とうの昔から、バランスの取れた思考が大事と語り継がれているのに、結局、それを実践することは、本当に難しいのだ。
悩むことが増えるのは、軸がぶれているからなのか?
いや、そんなことはない。
「軸がブレる」ということは、おそらく、他者の考えだったりを、自分に取り込もうとしすぎているのかもしれない。インプットの量が過剰なサインだったりするかもしれない。アウフヘーベンのためのリソースが多すぎているのかもしれない。
あるいは、「アウフヘーベン」のための新たな枠組みが見当たらなくて、疲れているのかもしれない。
確かに、日々生きていると、悩みは増えていくような感覚があるし、一向に悩みが消えることもないし、落ち込むことは増えるし、なんかやってらんないし。希望なんてものはそもそも無いし、何なら、「欲」そのものも消え失せていっているような感覚すらある。
実際、すべてを棚上げして、何も考えないようにしたほうが良いのだけれど、ふとした拍子に表れるから、本当に厄介。

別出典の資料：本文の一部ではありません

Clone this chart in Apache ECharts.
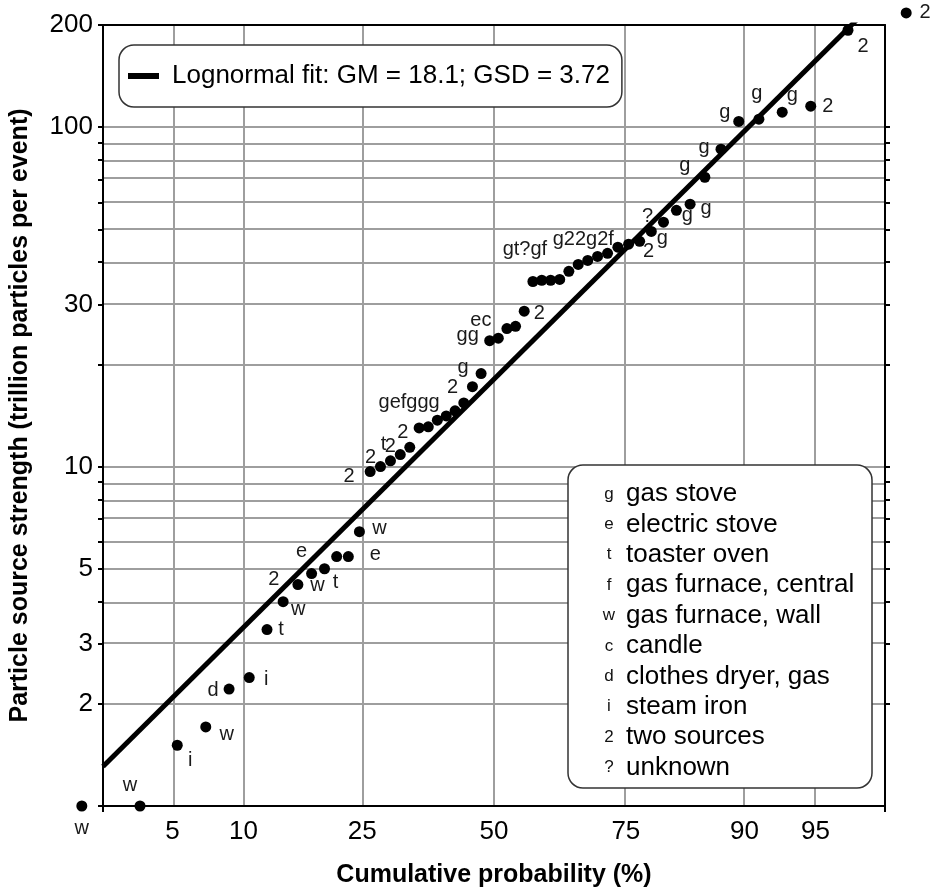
<!DOCTYPE html>
<html>
<head>
<meta charset="utf-8">
<title>Particle source strength - lognormal probability plot</title>
<script src="https://cdn.jsdelivr.net/npm/echarts@6.0.0/dist/echarts.min.js"></script>
<style>
  html, body { margin: 0; padding: 0; background: #fff; }
  #chart { width: 932px; height: 890px; }
</style>
</head>
<body>
<div id="chart"></div>
<script>
// fit parameters shown in the legend
const GM = 18.1;
const GSD = 3.72;

// cumulative probability (%) of each event
const cumProb = [1.75, 3.51, 5.26, 7.02, 8.77, 10.53, 12.28, 14.04, 15.79, 17.54,
  19.30, 21.05, 22.81, 24.56, 26.32, 28.07, 29.82, 31.58, 33.33, 35.09,
  36.84, 38.60, 40.35, 42.11, 43.86, 45.61, 47.37, 49.12, 50.88, 52.63,
  54.39, 56.14, 57.89, 59.65, 61.40, 63.16, 64.91, 66.67, 68.42, 70.18,
  71.93, 73.68, 75.44, 77.19, 78.95, 80.70, 82.46, 84.21, 85.96, 87.72,
  89.47, 91.23, 92.98, 94.74, 96.49, 98.25];

// source strength (trillion particles per event)
const strength = [1.0, 1.0, 1.51, 1.71, 2.21, 2.39, 3.31, 4.0, 4.49, 4.84,
  5.0, 5.43, 5.43, 6.43, 9.67, 10.0, 10.4, 10.85, 11.4, 13.0,
  13.1, 13.7, 14.1, 14.6, 15.4, 17.2, 18.8, 23.5, 23.9, 25.5,
  25.9, 28.7, 35.1, 35.4, 35.4, 35.6, 37.6, 39.4, 40.5, 41.6,
  42.5, 44.3, 45.2, 46.1, 49.3, 52.5, 56.9, 59.3, 71.2, 86.1,
  104, 105.6, 110.7, 115.3, 193, 217];

// source code of each event (see key)
const sourceCode = ['w', 'w', 'i', 'w', 'd', 'i', 't', 'w', '2', 'w',
  't', 'e', 'e', 'w', '2', '2', 't', '2', '2', 'g',
  'e', 'f', 'g', 'g', 'g', '2', 'g', 'g', 'g', 'e',
  'c', '2', 'g', 't', '?', 'g', 'f', 'g', '2', '2',
  'g', '2', 'f', '2', 'g', '?', 'g', 'g', 'g', 'g',
  'g', 'g', 'g', '2', '2', '2'];

const keyCodes = ['g', 'e', 't', 'f', 'w', 'c', 'd', 'i', '2', '?'];
const keyNames = ['gas stove', 'electric stove', 'toaster oven', 'gas furnace, central',
  'gas furnace, wall', 'candle', 'clothes dryer, gas', 'steam iron', 'two sources', 'unknown'];

const xTickProbs = [5, 10, 25, 50, 75, 90, 95];
const yTickLabels = [2, 3, 5, 10, 30, 100, 200];
const yGridValues = [2, 3, 4, 5, 6, 7, 8, 9, 10, 20, 30, 40, 50, 60, 70, 80, 90, 100];
const yMin = 1, yMax = 200;

// label placement: [dx, dy, how many codes joined]; null = joined into previous label
const tagLayout = [
  [0, 22, 1], [-10, -21, 1], [13, 15, 1], [21, 8, 1], [-16, 1, 1],
  [17, 2, 1], [14, 0, 1], [15, 8, 1], [-24, -5, 1], [6, 12, 1],
  [11, 14, 1], [-35, -5, 1], [27, -2, 1], [20, -3, 1], [-21, 5, 1],
  [-10, -9, 1], [-7, -16, 1], [-10, -8, 1], [-7, -15, 1], [-10, -25, 6],
  null, null, null, null, null,
  [-20, 1, 1], [-18, -6, 1], [-22, -5, 2], null, [-26, -8, 2],
  null, [15, 2, 1], [-8, -32, 5], null, null,
  null, null, [5, -25, 6], null, null,
  null, null, null, [9, 10, 1], [11, 7, 1],
  [-16, -6, 1], [11, 5, 1], [16, 4, 1], [-20, -12, 1], [-17, -2, 1],
  [-14, -9, 1], [-2, -26, 1], [10, -17, 1], [17, 0, 1], [15, 16, 1],
  [19, 0, 1]
];

const FONT = '"Liberation Sans", Arial, sans-serif';

// inverse of the standard normal CDF (Acklam)
function probit(p) {
  const a = [-3.969683028665376e+01, 2.209460984245205e+02, -2.759285104469687e+02,
    1.383577518672690e+02, -3.066479806614716e+01, 2.506628277459239e+00];
  const b = [-5.447609879822406e+01, 1.615858368580409e+02, -1.556989798598866e+02,
    6.680131188771972e+01, -1.328068155922803e+01];
  const c = [-7.784894002430293e-03, -3.223964580411365e-01, -2.400758277161838e+00,
    -2.549732539343734e+00, 4.374664141464968e+00, 2.938163982698783e+00];
  const d = [7.784695709041462e-03, 3.224671290700398e-01, 2.445134137142996e+00,
    3.754408661907416e+00];
  const pl = 0.02425;
  let q, r;
  if (p < pl) {
    q = Math.sqrt(-2 * Math.log(p));
    return (((((c[0] * q + c[1]) * q + c[2]) * q + c[3]) * q + c[4]) * q + c[5]) /
      ((((d[0] * q + d[1]) * q + d[2]) * q + d[3]) * q + 1);
  }
  if (p > 1 - pl) {
    q = Math.sqrt(-2 * Math.log(1 - p));
    return -(((((c[0] * q + c[1]) * q + c[2]) * q + c[3]) * q + c[4]) * q + c[5]) /
      ((((d[0] * q + d[1]) * q + d[2]) * q + d[3]) * q + 1);
  }
  q = p - 0.5;
  r = q * q;
  return (((((a[0] * r + a[1]) * r + a[2]) * r + a[3]) * r + a[4]) * r + a[5]) * q /
    (((((b[0] * r + b[1]) * r + b[2]) * r + b[3]) * r + b[4]) * r + 1);
}

const lg = Math.log10;
const xTickZ = xTickProbs.map(p => probit(p / 100));
const nearest = (arr, v) => arr.reduce((k, a, i) => Math.abs(a - v) < Math.abs(arr[k] - v) ? i : k, 0);

const points = strength.map((v, i) => {
  const lay = tagLayout[i];
  const item = { value: [probit(cumProb[i] / 100), lg(v)] };
  if (lay) {
    item.label = {
      show: true,
      formatter: sourceCode.slice(i, i + lay[2]).join(''),
      offset: [lay[0], lay[1]]
    };
  }
  return item;
});

const fitName = 'Lognormal fit: GM = ' + GM + '; GSD = ' + GSD;
const fitLine = [-2, 2].map(z => [z, lg(GM) + z * lg(GSD)]);

const keyElements = [{
  type: 'rect', z: 10,
  shape: { x: 568, y: 465, width: 304, height: 323, r: 15 },
  style: { fill: '#fff', stroke: '#333', lineWidth: 1.5 }
}];
keyCodes.forEach((c, k) => {
  const y = 494 + k * 30.4;
  keyElements.push({
    type: 'text', z: 11, x: 609, y: y,
    style: { text: c, font: '17px ' + FONT, fill: '#111', align: 'center', verticalAlign: 'middle' }
  });
  keyElements.push({
    type: 'text', z: 11, x: 626, y: y,
    style: { text: keyNames[k], font: '26px ' + FONT, fill: '#000', align: 'left', verticalAlign: 'middle' }
  });
});

const frameLine = { show: true, onZero: false, lineStyle: { color: '#000', width: 2 } };

const option = {
  animation: false,
  backgroundColor: '#fff',
  textStyle: { fontFamily: FONT },
  grid: { left: 103, right: 47, top: 25, bottom: 84, containLabel: false, outerBoundsMode: 'none' },
  legend: {
    left: 119, top: 45,
    padding: [18, 12, 18, 9],
    backgroundColor: '#fff', borderColor: '#333', borderWidth: 1.5, borderRadius: 15,
    itemWidth: 31, itemHeight: 6, icon: 'rect', selectedMode: false, z: 10,
    textStyle: { fontSize: 26, color: '#000', fontFamily: FONT, padding: [0, 0, 0, 8] },
    data: [fitName]
  },
  graphic: keyElements,
  xAxis: [{
    type: 'value', min: -2, max: 2, position: 'bottom', z: 3,
    axisLine: frameLine,
    splitLine: { show: false },
    axisTick: { show: true, customValues: [-2, 2], length: 6, lineStyle: { color: '#000', width: 2 } },
    axisLabel: {
      customValues: xTickZ, margin: 13, fontSize: 26, color: '#000', fontFamily: FONT,
      formatter: v => String(xTickProbs[nearest(xTickZ, v)])
    },
    name: 'Cumulative probability (%)', nameLocation: 'middle', nameGap: 57, nameMoveOverlap: false,
    nameTextStyle: { fontSize: 25, fontWeight: 'bold', color: '#000', fontFamily: FONT }
  }, {
    type: 'value', min: -2, max: 2, position: 'top', z: 3,
    axisLine: frameLine, axisTick: { show: false }, axisLabel: { show: false }, splitLine: { show: false }
  }],
  yAxis: [{
    type: 'value', min: lg(yMin), max: lg(yMax), position: 'left', z: 3,
    axisLine: frameLine,
    splitLine: { show: false },
    axisTick: { show: true, customValues: [yMin].concat(yGridValues, [yMax]).map(lg), length: 5,
      lineStyle: { color: '#000', width: 2 } },
    axisLabel: {
      customValues: yTickLabels.map(lg), margin: 10, fontSize: 26, color: '#000', fontFamily: FONT,
      formatter: v => String(yTickLabels[nearest(yTickLabels.map(lg), v)])
    },
    name: 'Particle source strength (trillion particles per event)', nameLocation: 'middle',
    nameRotate: 90, nameGap: 70, nameMoveOverlap: false,
    nameTextStyle: { fontSize: 25, fontWeight: 'bold', color: '#000', fontFamily: FONT }
  }, {
    type: 'value', min: lg(yMin), max: lg(yMax), position: 'right', z: 3,
    axisLine: frameLine,
    splitLine: { show: false },
    axisTick: { show: true, customValues: yGridValues.map(lg), length: 5,
      lineStyle: { color: '#000', width: 2 } },
    axisLabel: { show: false }
  }],
  series: [{
    name: fitName,
    type: 'line',
    data: fitLine,
    xAxisIndex: 0, yAxisIndex: 0,
    z: 4, clip: true,
    symbol: 'none',
    color: '#000',
    lineStyle: { color: '#000', width: 5, opacity: 1 },
    silent: true,
    markLine: {
      z: 1, silent: true, symbol: 'none', animation: false,
      label: { show: false },
      lineStyle: { color: '#9e9e9e', width: 2, type: 'solid', opacity: 1 },
      emphasis: { disabled: true },
      data: xTickZ.map(z => ({ xAxis: z })).concat(yGridValues.map(v => ({ yAxis: lg(v) })))
    }
  }, {
    name: 'events',
    type: 'scatter',
    data: points,
    xAxisIndex: 0, yAxisIndex: 0,
    z: 5, clip: false,
    symbol: 'circle', symbolSize: 11,
    itemStyle: { color: '#000', opacity: 1 },
    label: {
      show: false, position: 'inside', fontSize: 20, color: '#1a1a1a', fontFamily: FONT,
      align: 'center', verticalAlign: 'middle', textBorderWidth: 0
    },
    emphasis: { disabled: true },
    silent: true
  }]
};

const chart = echarts.init(document.getElementById('chart'), null, { renderer: 'canvas' });
chart.setOption(option);
</script>
</body>
</html>
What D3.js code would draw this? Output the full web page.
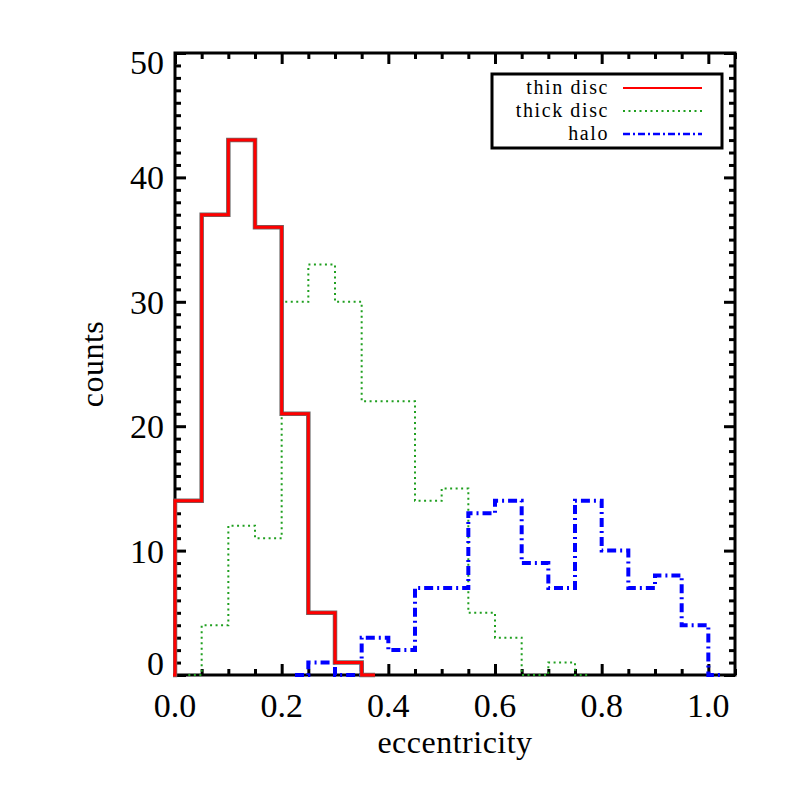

そんな悩みも、きっと、「周りが見えすぎているから」なのと、「相対的に自分を評価しすぎているから」抱える問題なんじゃないかって。それこそ、SNSなんて見ていると、上位1%くらいの、本当に出来る人たちの発信が目につくわけだけれど、本当に出来る、いわゆる「天才」と呼ばれる人たちは、頑張っても「十数人〜」の単位しか無いわけで、80億人くらいのうちの、そのくらいの人数ってなったら、それは、何パーセントですか?っていうくらいにマイノリティな訳で。
その他の有象無象は、そんな世界に触れることもなく、この世から旅立っていくのだと思うと、(マルクス・アウレリウスの『自省録』でもそんなことを言っている訳で)まぁ、適当に、ポンコツな感じで、のほほんと生きているくらいが丁度いいのだろうか?なんて考えてしまうわけで。
まぁ、「考え過ぎ」なだけなのでしょうね。きっと。
どこかのタイミングで、「ちゃんと変えたい!」と思い立つときが来るのだろうけれど、そもそも、心に余力、どころか、気力がみなぎってないと、「変える」ことなんて出来ないし、その「気力」が枯渇している状態で、あれこれ手を出してみても、上手くいくことなんて、ほとんど無いだろうし。
なんとなく、心が「限界」かもなぁ。と思ったら、素直に、何もしない時間を多く持っておくことが大切なのだろうなぁ。とそう思う今日この頃でした。